The rescue party grabbed Ma Mengming’s limp body and dragged him back onto a horse. They galloped back to the pass, the heavy gates slamming shut behind them with a note of finality.
Inside the pass, the silence was heavy.
Soldiers looked at the unconscious body of their hero, the undefeated Ma Mengming. They saw his shattered arm. They saw the terror etched onto his pale face.
Then they looked at the dent in the earth outside the gate where Wuzhu’s sword had struck. It was a crater, large enough to bury a man.
A cold, creeping realization settled into the bones of the garrison.
This was not a duel. This was not a war of techniques.
They were fighting a natural disaster.
In the command tent, Grand Commander Zhao Shineng looked down at his broken Vanguard. He felt the morale of his army bleeding away like water from a cracked jar.

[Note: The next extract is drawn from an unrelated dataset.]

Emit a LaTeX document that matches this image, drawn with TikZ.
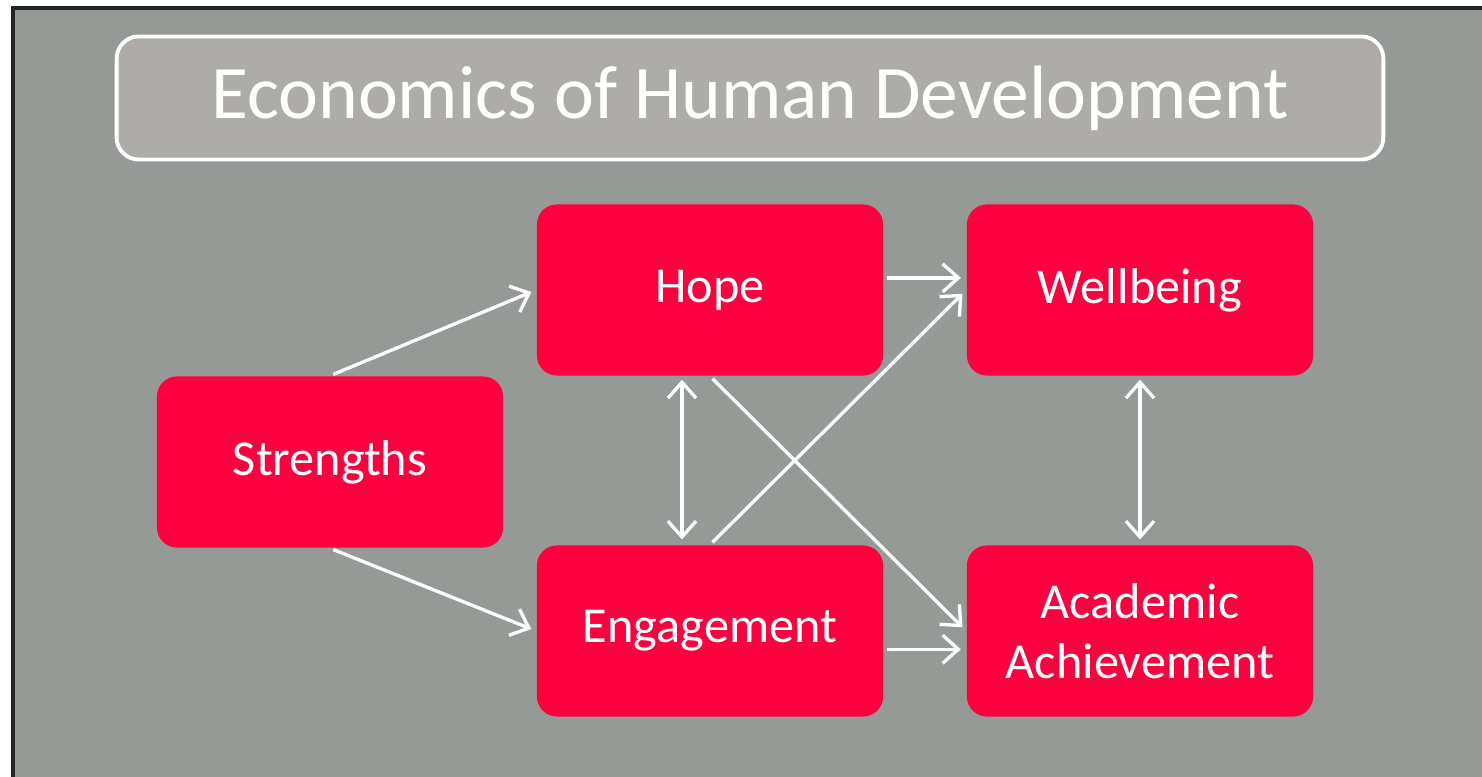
\documentclass[tikz,border=0pt]{standalone}
\usepackage{fontspec}
\setmainfont{Carlito}
\usetikzlibrary{
  arrows.meta,
  positioning
}
\usepackage{xcolor}
\definecolor{slateGray}{RGB}{150,154,151}
\definecolor{titleGray}{RGB}{174,172,168}
\definecolor{hotRed}{RGB}{255,0,62}
\definecolor{frameDark}{RGB}{35,37,36}
\tikzset{
  box/.style={
    fill=hotRed,
    draw=none,
    rounded corners=0.2cm,
    minimum width=3.46cm,
    minimum height=1.71cm,
    align=center,
    text=white,
    font=\fontsize{14.3}{17}\selectfont
  },
  link/.style={
    draw=white,
    line width=0.95pt,
    shorten >=1.5pt,
    shorten <=1pt
  }
}

\begin{document}
\begin{tikzpicture}[
      x=0.01cm, y=-0.01cm,
      >={Straight Barb[length=4.5pt,width=8pt]}
      ]

      \useasboundingbox (0,0) rectangle (1482,777);
      \fill[white] (0,0) rectangle (1482,777);
      \fill[slateGray] (13,8) rectangle (1482,777);
      \draw[frameDark, line width=1.2pt] (13,777) -- (13,8) -- (1482,8);

      \node[fill=titleGray, draw=white, line width=1.1pt, rounded corners=0.22cm,
            minimum width=12.66cm, minimum height=1.23cm, text=white,
            font=\fontsize{21.5}{25}\selectfont] (title) at (750,98) {Economics of Human Development};

      \node[box] (hope) at (710,290) {Hope};
      \node[box] (wellbeing) at (1140,290) {Wellbeing};
      \node[box] (strengths) at (330,462) {Strengths};
      \node[box] (engagement) at (710,631) {Engagement};
      \node[box] (academic) at (1140,631) {Academic\\Achievement};

      \foreach \a/\b in {strengths.north/hope.west, strengths.south/engagement.west,
                         engagement.north/wellbeing.west, hope.south/academic.west}{
        \draw[link, ->] (\a) -- (\b);
      }

      \draw[link, ->] (hope.4) -- (hope.4 -| wellbeing.west);
      \draw[link, ->] (engagement.-6) -- (engagement.-6 -| academic.west);

      \draw[link, <->] ([xshift=-0.28cm]hope.south) -- ([xshift=-0.28cm]engagement.north);
      \draw[link, <->] (wellbeing.south) -- (academic.north);
    \end{tikzpicture}
\end{document}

He remembered the young King's eyes in the Golden Hall. Do not be a hero. Be a soldier.
"Double the watches," Zhao ordered, his voice grim. "Reinforce the gate with spirit-seals. And send a fast horse to the Capital."
He walked to the entrance of the tent and looked up at the towering cliffs of the Sword Pass. They had always seemed invincible. Now, they felt fragile.
"Tell His Majesty," Zhao whispered to the messenger. "Tell him the hammer has fallen. Tell him... we cannot hold."
Author's Notes: The Dao of Physics
1. One Force Breaks Ten Spells:
This is a classic concept in Chinese martial arts and Xianxia (Yi Li Jiang Shi Hui). Ma Mengming represents "Technique"—speed, precision, and complexity. Wuzhu represents "Absolute Force." In this world, if the gap in raw power (mass x velocity + Qi density) is too large, no amount of fancy spear-work can compensate. Wuzhu didn't out-fight him; he out-weighted him.
2. The Psychological Impact:
Why did Ma Mengming lose so badly? Beside the power gap, it was arrogance. He tried to block a heavy weapon. In physics and martial arts, you never statically block a weapon that has 10x your mass. You deflect or dodge. By trying to tank the hit with his spear shaft, he doomed himself.
3. The "Face" Economy:
Wuzhu sparing him wasn't mercy; it was an investment in terror. A dead general is a martyr. A broken, crippled general screaming in the medical tent is a constant reminder to every other soldier: This is what happens when you fight us. It destroys morale far more effectively than death.